-- Begin Data for processing --

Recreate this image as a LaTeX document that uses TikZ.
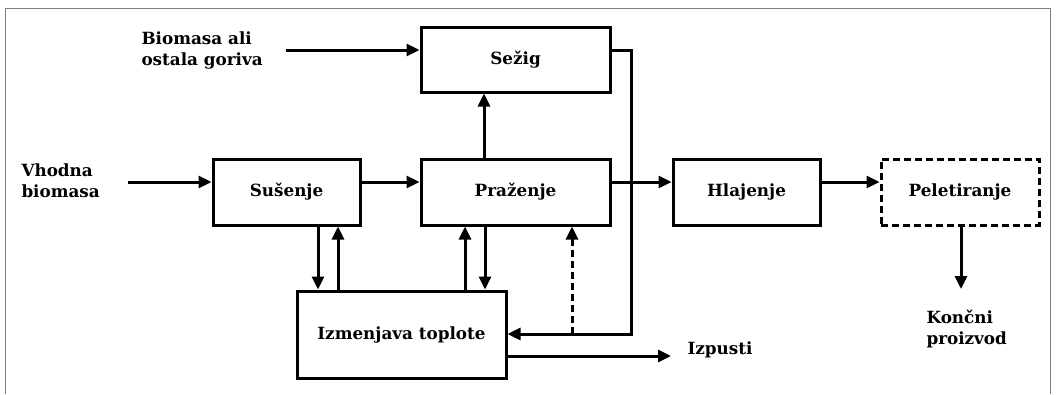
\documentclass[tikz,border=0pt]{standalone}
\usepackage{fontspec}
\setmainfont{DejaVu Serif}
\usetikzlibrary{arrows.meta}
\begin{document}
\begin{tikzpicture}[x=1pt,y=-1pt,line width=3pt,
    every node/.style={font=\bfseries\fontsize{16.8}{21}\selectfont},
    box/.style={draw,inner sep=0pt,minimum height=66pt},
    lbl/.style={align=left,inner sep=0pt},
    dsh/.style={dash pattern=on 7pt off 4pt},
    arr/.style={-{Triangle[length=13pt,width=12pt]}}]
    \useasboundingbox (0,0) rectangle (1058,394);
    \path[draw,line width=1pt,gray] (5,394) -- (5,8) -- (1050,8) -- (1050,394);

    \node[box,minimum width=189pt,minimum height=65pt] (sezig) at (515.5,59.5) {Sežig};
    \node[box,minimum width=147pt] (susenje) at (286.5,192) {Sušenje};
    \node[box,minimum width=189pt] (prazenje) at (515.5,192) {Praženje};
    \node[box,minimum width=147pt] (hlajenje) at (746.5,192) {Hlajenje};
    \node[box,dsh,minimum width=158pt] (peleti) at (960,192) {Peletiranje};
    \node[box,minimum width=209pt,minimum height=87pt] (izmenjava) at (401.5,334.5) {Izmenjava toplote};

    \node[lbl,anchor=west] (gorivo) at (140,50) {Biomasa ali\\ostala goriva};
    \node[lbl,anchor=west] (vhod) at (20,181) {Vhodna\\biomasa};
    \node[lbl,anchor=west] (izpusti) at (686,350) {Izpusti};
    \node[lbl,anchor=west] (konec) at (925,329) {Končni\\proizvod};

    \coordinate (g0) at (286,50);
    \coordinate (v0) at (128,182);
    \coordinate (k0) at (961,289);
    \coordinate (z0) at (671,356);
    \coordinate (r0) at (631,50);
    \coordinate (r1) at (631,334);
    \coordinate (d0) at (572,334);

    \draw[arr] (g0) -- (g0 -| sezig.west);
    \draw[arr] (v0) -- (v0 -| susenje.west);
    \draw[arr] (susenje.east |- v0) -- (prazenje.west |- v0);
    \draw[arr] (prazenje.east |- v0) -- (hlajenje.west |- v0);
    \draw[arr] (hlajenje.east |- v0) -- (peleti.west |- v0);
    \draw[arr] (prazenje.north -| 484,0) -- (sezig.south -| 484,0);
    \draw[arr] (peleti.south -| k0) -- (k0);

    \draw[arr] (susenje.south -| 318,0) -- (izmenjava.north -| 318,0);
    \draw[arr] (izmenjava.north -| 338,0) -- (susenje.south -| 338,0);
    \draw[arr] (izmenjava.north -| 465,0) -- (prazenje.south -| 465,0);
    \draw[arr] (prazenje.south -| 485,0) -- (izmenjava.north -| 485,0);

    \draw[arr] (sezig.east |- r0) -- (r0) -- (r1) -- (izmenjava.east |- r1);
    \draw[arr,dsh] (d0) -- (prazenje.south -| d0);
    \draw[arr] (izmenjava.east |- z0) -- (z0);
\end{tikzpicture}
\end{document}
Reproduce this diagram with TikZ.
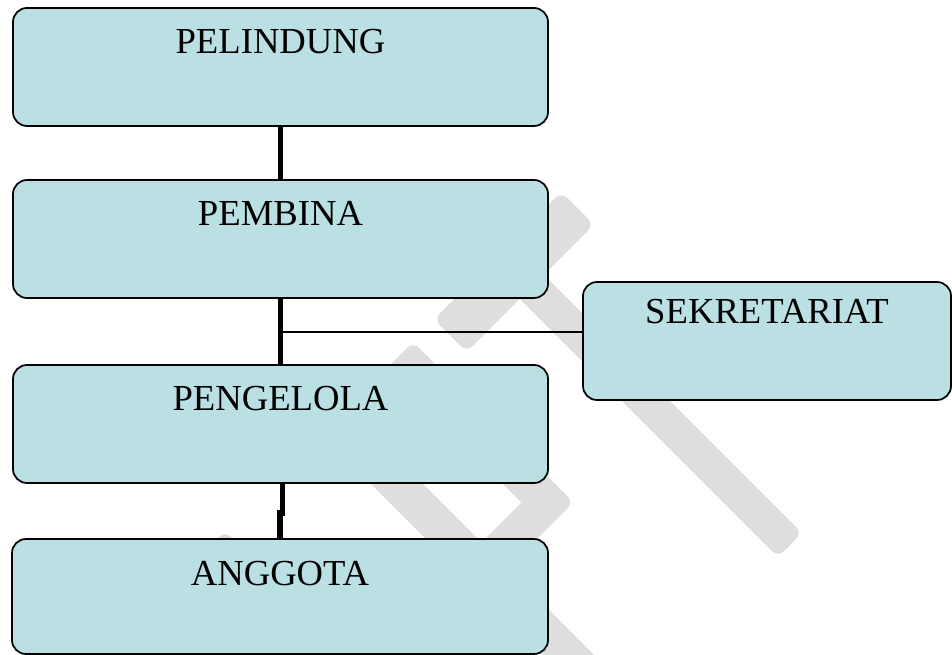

-- End Data for processing --

Every line in the data that holds "this" should be copied out.

The answer.
Recreate this image as a LaTeX document that uses TikZ.
Reproduce this diagram with TikZ.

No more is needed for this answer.